Extremely non-senile Congressman asks why these Netflix cartoons can't be more like Andy Griffith
Tennessee elected official yells at streaming cloud.
The Andy Griffith Show, Screenshot: YouTube
In its ever-widening efforts to find its base things to be mad about that are not the way no amount of rage expressed at trans rights, immigrants, or late-night talk show hosts seems to actually make their own lives any better, the American right-wing has gotten itself into a tizzy about Netflix this week. We reported earlier about how Elon Musk has hit on the streaming service as his latest hyper-fixation, specifically targeting a two-year-old animated TV series called Dead End: Paranormal Park for having a trans main character. (He is also mad about Strawberry Shortcake, a sentence that has historically only ever been written about our most powerful and noble culture warriors.) Now, though, this latest bout of “Don’t worry about the economy, just look at that” has infected lawmakers, too, with a member of the House Of Representatives asking the question we’ve all been asking about modern television lately: Why can’t it be more like The Andy Griffith Show?
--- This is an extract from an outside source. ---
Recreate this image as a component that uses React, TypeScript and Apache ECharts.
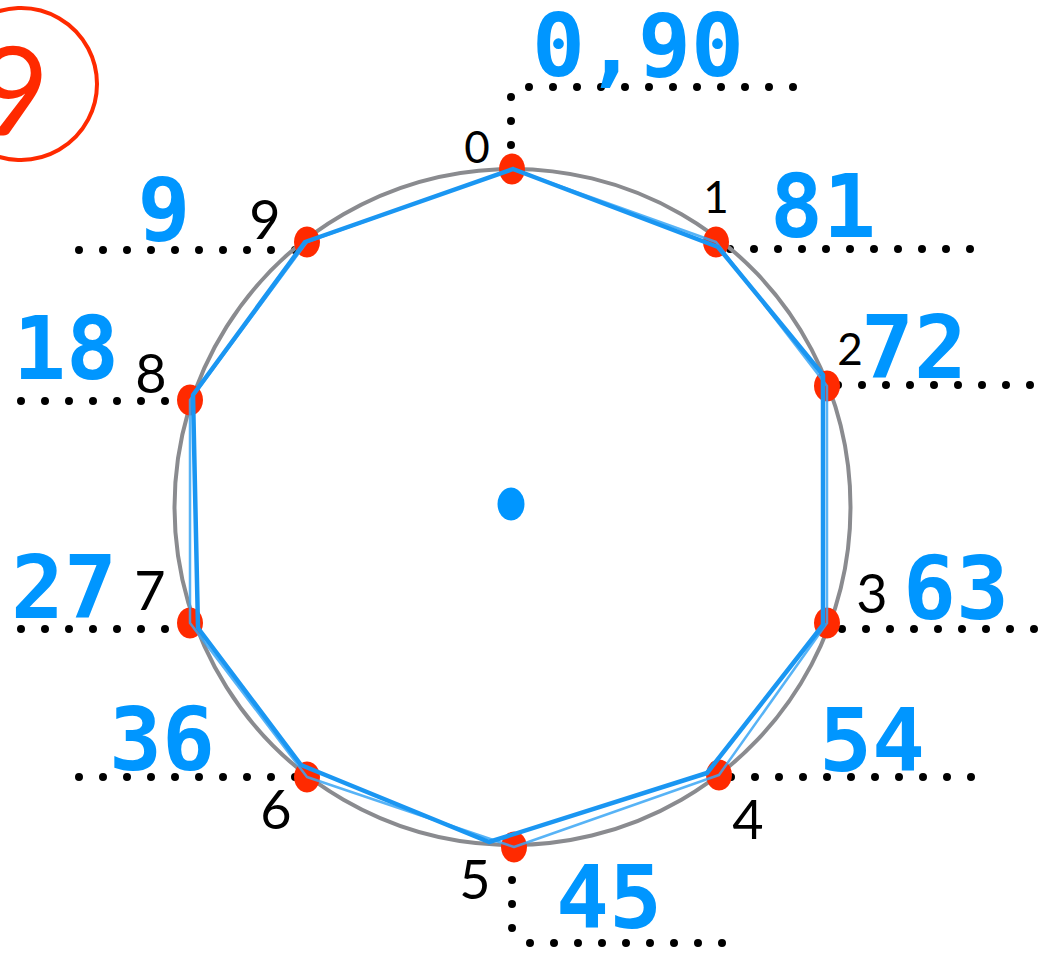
import React, { useEffect, useRef } from "react";
import * as echarts from "echarts";

// Geometry in a coordinate system centred on the big circle (y up).
const vertexNames = ["0", "1", "2", "3", "4", "5", "6", "7", "8", "9"];
const vertexPoints = [
  [0, 338], [204, 265], [315, 121], [315, -116], [207, -268],
  [2, -340], [-205, -270], [-322, -116], [-322, 107], [-205, 265],
];
const sketchPoints = [
  [1, 338], [206, 260], [311, 132], [311, -118], [195, -266],
  [-23, -335], [-211, -258], [-314, -121], [-319, 112], [-207, 265],
];
const vertexLabelPoints = [
  [-35, 361], [204, 311], [338, 159], [360, -85], [236, -311],
  [-37, -371], [-236, -301], [-362, -82], [-361, 135], [-247, 289],
];
const multiples = ["0,90", "81", "72", "63", "54", "45", "36", "27", "18", "9"];
const multiplePoints = [
  [126, 462], [311, 301], [402, 160], [444, -81], [360, -233],
  [97, -390], [-350, -232], [-448, -80], [-446, 159], [-348, 298],
];
const dottedGuides = [
  [[-1, 362], [-1, 411]],
  [[17, 420], [283, 420]],
  [[218, 258], [460, 258]],
  [[326, 122], [519, 122]],
  [[330, -122], [523, -122]],
  [[219, -270], [460, -270]],
  [[0, -373], [0, -422]],
  [[18, -436], [211, -436]],
  [[-433, -270], [-216, -270]],
  [[-491, -122], [-346, -122]],
  [[-491, 106], [-346, 106]],
  [[-433, 257], [-216, 257]],
];
const centerPoint = [-1, 3];
const circleCenter = [0.5, 0];
const circleRadius = 338;
const badgeCenter = [-491, 423];
const badgeRadius = 76;
const badgeText = "9";
const badgeTextPoint = [-499, 419];

const X_MIN = -512, X_MAX = 532, Y_MIN = -446, Y_MAX = 507;

export default function App() {
  const ref = useRef<HTMLDivElement>(null);
  useEffect(() => {
    document.body.style.margin = "0";
    const chart = echarts.init(ref.current!, null, { renderer: "svg" });
    const ringRender = (color: string) => (params: any, api: any) => {
      const c = api.coord([api.value(0), api.value(1)]);
      const r = api.size([api.value(2), api.value(2)])[0];
      return {
        type: "circle",
        shape: { cx: c[0], cy: c[1], r },
        style: { fill: "none", stroke: color, lineWidth: 4 },
      };
    };
    const closed = (pts: number[][]) => [...pts, pts[0]];
    const textLayer = (data: any[], label: any) => ({
      type: "scatter",
      z: 5,
      silent: true,
      symbolSize: 1,
      itemStyle: { color: "transparent", opacity: 1 },
      data,
      label: {
        show: true,
        position: "inside",
        formatter: (p: any) => p.name,
        opacity: 1,
        textBorderWidth: 0,
        ...label,
      },
    });
    chart.setOption({
      animation: false,
      backgroundColor: "#ffffff",
      grid: { left: 0, right: 0, top: 0, bottom: 0, containLabel: false },
      xAxis: { type: "value", min: X_MIN, max: X_MAX, show: false },
      yAxis: { type: "value", min: Y_MIN, max: Y_MAX, show: false },
      series: [
        {
          type: "lines",
          coordinateSystem: "cartesian2d",
          z: 1,
          silent: true,
          data: dottedGuides.map((c) => ({ coords: c })),
          lineStyle: { color: "#000000", width: 8, type: [0, 24], cap: "round", opacity: 1, curveness: 0 },
        },
        {
          type: "custom",
          coordinateSystem: "cartesian2d",
          z: 2,
          silent: true,
          data: [[circleCenter[0], circleCenter[1], circleRadius]],
          renderItem: ringRender("#8a8b8f"),
        },
        {
          type: "custom",
          coordinateSystem: "cartesian2d",
          z: 2,
          silent: true,
          data: [[badgeCenter[0], badgeCenter[1], badgeRadius]],
          renderItem: ringRender("#ff2a00"),
        },
        {
          type: "scatter",
          z: 3,
          silent: true,
          symbol: "circle",
          symbolSize: [26, 31],
          itemStyle: { color: "#ff2a00", opacity: 1 },
          data: vertexPoints,
        },
        {
          type: "scatter",
          z: 3,
          silent: true,
          symbol: "circle",
          symbolSize: [27, 33],
          itemStyle: { color: "#0096ff", opacity: 1 },
          data: [centerPoint],
        },
        {
          type: "line",
          z: 4,
          silent: true,
          symbol: "none",
          data: closed(vertexPoints),
          lineStyle: { color: "#3aa6f4", width: 2.5, opacity: 0.85, join: "round" },
        },
        {
          type: "line",
          z: 4,
          silent: true,
          symbol: "none",
          data: closed(sketchPoints),
          lineStyle: { color: "#1a96f2", width: 4.5, join: "round", cap: "round" },
        },
        textLayer(
          vertexLabelPoints.map((p, i) => ({
            value: p,
            name: vertexNames[i],
            label: { fontSize: i <= 2 ? 44 : 54 },
          })),
          { color: "#000000", fontFamily: "Lato", fontWeight: "normal", fontSize: 54 }
        ),
        textLayer(
          multiplePoints.map((p, i) => ({ value: p, name: multiples[i] })),
          { color: "#0096ff", fontFamily: "DejaVu Sans Mono", fontWeight: "bold", fontSize: 88, lineHeight: 72 }
        ),
        textLayer(
          [{ value: badgeTextPoint, name: badgeText }],
          { color: "#ff2a00", fontFamily: "Lato", fontWeight: "normal", fontSize: 125 }
        ),
      ],
    });
    return () => chart.dispose();
  }, []);
  return (
    <div
      ref={ref}
      style={{ position: "absolute", left: 0, top: 0, width: 1044, height: 953 }}
    />
  );
}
This actual statement that sounds like something we’d make up to be mean comes courtesy of Tennessee Rep. Tim Burchett, who’s chosen to pick up the thoroughly hand-wrung gauntlet that Musk threw down with his “Cancel Netflix” calls. To be fair to Burchett, he started out a Saturday appearance on Fox News (per Mediaite) working from the standard playbook, calling Netflix a “left-wing propaganda outlet,” and suggesting he’s going to bring in the FCC to try to regulate it. (Which is actually a pretty interesting/scary legal question, in so far as the federal government hasn’t managed to get a lot of precedent down on paper yet on how far its regulatory authority with streamers extends.) But then Burchett abruptly veers off into the weeds of his own mind, noting that he tried watching some Dead End, and, hey, why does it have to move so dang quick?